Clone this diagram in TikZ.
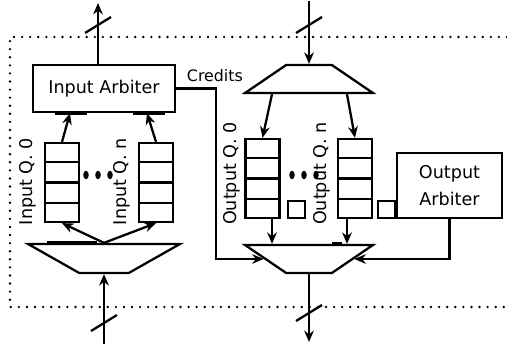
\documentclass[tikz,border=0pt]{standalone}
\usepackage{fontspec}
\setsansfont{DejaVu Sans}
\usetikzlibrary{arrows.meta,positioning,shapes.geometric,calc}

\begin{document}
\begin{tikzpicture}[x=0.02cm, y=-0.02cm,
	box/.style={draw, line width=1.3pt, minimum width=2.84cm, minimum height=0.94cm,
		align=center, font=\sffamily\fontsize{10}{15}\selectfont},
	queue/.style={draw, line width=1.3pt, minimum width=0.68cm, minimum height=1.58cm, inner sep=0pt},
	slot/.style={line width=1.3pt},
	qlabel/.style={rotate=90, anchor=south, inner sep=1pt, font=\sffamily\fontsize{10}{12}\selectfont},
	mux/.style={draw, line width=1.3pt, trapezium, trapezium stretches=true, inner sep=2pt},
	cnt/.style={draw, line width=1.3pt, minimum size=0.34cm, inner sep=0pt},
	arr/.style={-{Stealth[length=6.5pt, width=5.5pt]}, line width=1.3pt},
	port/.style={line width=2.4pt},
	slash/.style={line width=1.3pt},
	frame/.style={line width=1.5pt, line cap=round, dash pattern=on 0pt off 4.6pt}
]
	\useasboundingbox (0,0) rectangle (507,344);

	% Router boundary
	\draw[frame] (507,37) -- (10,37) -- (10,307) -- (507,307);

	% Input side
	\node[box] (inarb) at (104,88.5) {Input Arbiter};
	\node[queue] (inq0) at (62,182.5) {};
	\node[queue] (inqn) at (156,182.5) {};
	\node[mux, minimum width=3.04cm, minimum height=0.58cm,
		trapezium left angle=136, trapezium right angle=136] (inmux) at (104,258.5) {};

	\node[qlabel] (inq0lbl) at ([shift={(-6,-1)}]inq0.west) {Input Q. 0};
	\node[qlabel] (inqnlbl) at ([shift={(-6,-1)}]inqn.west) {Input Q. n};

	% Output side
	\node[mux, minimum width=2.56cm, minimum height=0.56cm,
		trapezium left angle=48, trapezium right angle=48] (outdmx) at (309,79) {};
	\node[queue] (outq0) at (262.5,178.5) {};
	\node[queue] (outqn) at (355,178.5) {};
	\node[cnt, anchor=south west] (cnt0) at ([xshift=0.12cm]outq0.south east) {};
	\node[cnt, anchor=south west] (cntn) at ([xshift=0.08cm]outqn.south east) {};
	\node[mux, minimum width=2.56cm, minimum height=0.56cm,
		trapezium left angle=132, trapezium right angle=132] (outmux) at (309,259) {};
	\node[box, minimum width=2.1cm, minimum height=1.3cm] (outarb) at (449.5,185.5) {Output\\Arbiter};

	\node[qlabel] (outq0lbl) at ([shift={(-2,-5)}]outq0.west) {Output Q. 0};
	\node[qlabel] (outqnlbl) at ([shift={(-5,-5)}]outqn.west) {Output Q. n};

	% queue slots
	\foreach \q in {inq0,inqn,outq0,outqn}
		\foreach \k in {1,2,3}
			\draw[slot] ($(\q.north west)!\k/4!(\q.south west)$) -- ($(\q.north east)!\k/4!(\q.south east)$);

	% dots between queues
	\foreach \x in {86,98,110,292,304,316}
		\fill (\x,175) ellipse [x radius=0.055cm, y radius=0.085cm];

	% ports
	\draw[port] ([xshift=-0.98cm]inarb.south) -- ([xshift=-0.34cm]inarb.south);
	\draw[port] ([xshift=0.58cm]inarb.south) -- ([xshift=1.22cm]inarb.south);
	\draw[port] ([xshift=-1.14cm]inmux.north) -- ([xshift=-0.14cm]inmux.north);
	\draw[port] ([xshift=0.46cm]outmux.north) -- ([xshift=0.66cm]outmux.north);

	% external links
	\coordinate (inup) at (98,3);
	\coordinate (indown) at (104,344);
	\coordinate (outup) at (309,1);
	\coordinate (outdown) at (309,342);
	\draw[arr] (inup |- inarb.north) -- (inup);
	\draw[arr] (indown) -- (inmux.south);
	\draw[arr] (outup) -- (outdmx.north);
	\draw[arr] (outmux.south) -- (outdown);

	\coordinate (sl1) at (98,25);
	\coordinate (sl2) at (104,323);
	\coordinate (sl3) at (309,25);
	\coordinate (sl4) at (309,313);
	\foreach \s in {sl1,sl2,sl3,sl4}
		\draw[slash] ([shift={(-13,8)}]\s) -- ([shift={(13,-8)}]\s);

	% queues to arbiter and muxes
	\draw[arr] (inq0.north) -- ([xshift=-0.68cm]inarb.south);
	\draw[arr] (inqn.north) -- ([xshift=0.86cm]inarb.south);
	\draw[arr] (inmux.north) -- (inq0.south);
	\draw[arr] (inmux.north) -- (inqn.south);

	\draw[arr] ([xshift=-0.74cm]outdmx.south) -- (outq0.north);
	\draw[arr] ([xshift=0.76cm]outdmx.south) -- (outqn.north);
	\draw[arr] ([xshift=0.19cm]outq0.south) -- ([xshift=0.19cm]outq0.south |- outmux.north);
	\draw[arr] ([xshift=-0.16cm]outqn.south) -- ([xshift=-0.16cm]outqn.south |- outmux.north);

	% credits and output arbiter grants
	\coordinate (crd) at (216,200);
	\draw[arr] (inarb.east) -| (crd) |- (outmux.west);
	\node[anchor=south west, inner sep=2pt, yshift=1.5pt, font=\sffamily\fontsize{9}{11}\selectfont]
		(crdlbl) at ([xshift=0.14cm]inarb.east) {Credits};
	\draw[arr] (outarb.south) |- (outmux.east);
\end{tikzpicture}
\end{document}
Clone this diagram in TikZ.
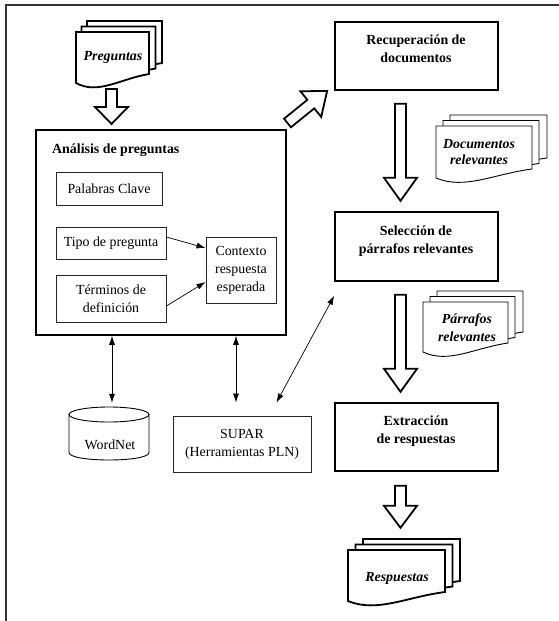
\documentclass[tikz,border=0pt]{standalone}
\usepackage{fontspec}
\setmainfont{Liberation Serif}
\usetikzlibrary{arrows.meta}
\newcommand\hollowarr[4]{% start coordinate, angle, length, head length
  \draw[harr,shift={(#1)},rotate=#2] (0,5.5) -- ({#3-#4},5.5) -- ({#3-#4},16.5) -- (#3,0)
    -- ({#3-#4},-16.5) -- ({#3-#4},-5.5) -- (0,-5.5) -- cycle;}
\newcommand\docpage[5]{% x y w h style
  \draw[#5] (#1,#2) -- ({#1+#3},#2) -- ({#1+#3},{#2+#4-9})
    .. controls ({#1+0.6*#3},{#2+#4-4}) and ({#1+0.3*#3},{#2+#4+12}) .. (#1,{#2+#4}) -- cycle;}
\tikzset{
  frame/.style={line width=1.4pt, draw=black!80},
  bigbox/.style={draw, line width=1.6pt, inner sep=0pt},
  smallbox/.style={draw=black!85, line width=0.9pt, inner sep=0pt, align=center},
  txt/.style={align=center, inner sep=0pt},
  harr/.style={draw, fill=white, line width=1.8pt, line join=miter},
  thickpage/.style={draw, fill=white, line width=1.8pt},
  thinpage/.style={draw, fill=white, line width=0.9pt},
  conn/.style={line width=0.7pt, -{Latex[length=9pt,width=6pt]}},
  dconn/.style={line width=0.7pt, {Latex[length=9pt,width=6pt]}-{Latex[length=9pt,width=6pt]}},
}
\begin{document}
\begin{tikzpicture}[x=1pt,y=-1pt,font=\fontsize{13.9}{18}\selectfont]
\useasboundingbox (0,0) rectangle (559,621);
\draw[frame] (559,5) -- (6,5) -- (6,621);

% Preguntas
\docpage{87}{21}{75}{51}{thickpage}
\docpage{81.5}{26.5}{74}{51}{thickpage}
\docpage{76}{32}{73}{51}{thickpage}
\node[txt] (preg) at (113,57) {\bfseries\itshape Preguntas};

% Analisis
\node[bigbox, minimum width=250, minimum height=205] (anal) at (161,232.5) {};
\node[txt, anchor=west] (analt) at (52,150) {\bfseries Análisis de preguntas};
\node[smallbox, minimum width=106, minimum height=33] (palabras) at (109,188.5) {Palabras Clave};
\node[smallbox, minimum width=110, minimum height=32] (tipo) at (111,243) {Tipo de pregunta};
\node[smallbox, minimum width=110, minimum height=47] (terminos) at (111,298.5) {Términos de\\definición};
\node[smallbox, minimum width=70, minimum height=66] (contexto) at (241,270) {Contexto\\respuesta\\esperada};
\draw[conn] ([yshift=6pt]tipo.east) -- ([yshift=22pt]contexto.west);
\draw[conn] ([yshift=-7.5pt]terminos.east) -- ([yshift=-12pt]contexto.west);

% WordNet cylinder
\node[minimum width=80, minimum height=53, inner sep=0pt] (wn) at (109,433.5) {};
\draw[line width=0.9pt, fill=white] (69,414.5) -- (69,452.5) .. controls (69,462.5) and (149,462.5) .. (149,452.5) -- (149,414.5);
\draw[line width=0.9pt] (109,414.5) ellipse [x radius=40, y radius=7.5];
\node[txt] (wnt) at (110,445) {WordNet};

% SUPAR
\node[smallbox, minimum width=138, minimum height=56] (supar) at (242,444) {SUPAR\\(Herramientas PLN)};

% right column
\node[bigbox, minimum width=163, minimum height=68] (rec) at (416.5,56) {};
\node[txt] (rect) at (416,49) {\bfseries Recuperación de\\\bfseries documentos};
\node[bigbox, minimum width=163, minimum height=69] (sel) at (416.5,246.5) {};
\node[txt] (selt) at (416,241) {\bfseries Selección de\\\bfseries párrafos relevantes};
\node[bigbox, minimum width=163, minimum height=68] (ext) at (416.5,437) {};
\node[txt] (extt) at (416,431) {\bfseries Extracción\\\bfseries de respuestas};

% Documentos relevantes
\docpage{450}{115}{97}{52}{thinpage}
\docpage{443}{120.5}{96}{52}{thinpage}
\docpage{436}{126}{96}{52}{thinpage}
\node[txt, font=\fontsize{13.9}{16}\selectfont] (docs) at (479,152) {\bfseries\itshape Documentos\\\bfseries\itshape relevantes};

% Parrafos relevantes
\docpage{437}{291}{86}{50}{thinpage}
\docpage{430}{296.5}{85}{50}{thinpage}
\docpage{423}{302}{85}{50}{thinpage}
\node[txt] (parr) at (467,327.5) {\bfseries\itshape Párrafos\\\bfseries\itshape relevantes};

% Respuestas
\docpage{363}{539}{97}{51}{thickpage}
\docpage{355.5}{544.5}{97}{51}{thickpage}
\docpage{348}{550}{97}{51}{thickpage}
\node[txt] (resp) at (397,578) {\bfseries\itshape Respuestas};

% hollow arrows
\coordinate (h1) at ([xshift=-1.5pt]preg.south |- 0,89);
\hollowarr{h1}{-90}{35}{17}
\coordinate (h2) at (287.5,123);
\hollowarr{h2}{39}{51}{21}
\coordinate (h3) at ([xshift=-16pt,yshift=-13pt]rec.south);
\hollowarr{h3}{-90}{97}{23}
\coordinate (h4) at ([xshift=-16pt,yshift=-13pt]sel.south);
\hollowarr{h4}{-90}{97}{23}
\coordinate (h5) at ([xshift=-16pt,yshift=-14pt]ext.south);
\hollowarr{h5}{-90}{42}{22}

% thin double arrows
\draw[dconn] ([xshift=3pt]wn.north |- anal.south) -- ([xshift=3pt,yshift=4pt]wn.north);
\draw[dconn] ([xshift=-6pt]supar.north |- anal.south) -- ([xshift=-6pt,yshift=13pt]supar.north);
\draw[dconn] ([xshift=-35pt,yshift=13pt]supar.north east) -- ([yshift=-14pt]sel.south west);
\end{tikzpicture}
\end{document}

───

Begin at the first line of the entries above and return each line exactly, stopping after the line that contains "(0,0) rectangle (507,344);". Pictures do not belong in the copy.

**Response to this exercise**
Clone this diagram in TikZ.
\documentclass[tikz,border=0pt]{standalone}
\usepackage{fontspec}
\setsansfont{DejaVu Sans}
\usetikzlibrary{arrows.meta,positioning,shapes.geometric,calc}

\begin{document}
\begin{tikzpicture}[x=0.02cm, y=-0.02cm,
	box/.style={draw, line width=1.3pt, minimum width=2.84cm, minimum height=0.94cm,
		align=center, font=\sffamily\fontsize{10}{15}\selectfont},
	queue/.style={draw, line width=1.3pt, minimum width=0.68cm, minimum height=1.58cm, inner sep=0pt},
	slot/.style={line width=1.3pt},
	qlabel/.style={rotate=90, anchor=south, inner sep=1pt, font=\sffamily\fontsize{10}{12}\selectfont},
	mux/.style={draw, line width=1.3pt, trapezium, trapezium stretches=true, inner sep=2pt},
	cnt/.style={draw, line width=1.3pt, minimum size=0.34cm, inner sep=0pt},
	arr/.style={-{Stealth[length=6.5pt, width=5.5pt]}, line width=1.3pt},
	port/.style={line width=2.4pt},
	slash/.style={line width=1.3pt},
	frame/.style={line width=1.5pt, line cap=round, dash pattern=on 0pt off 4.6pt}
]
	\useasboundingbox (0,0) rectangle (507,344);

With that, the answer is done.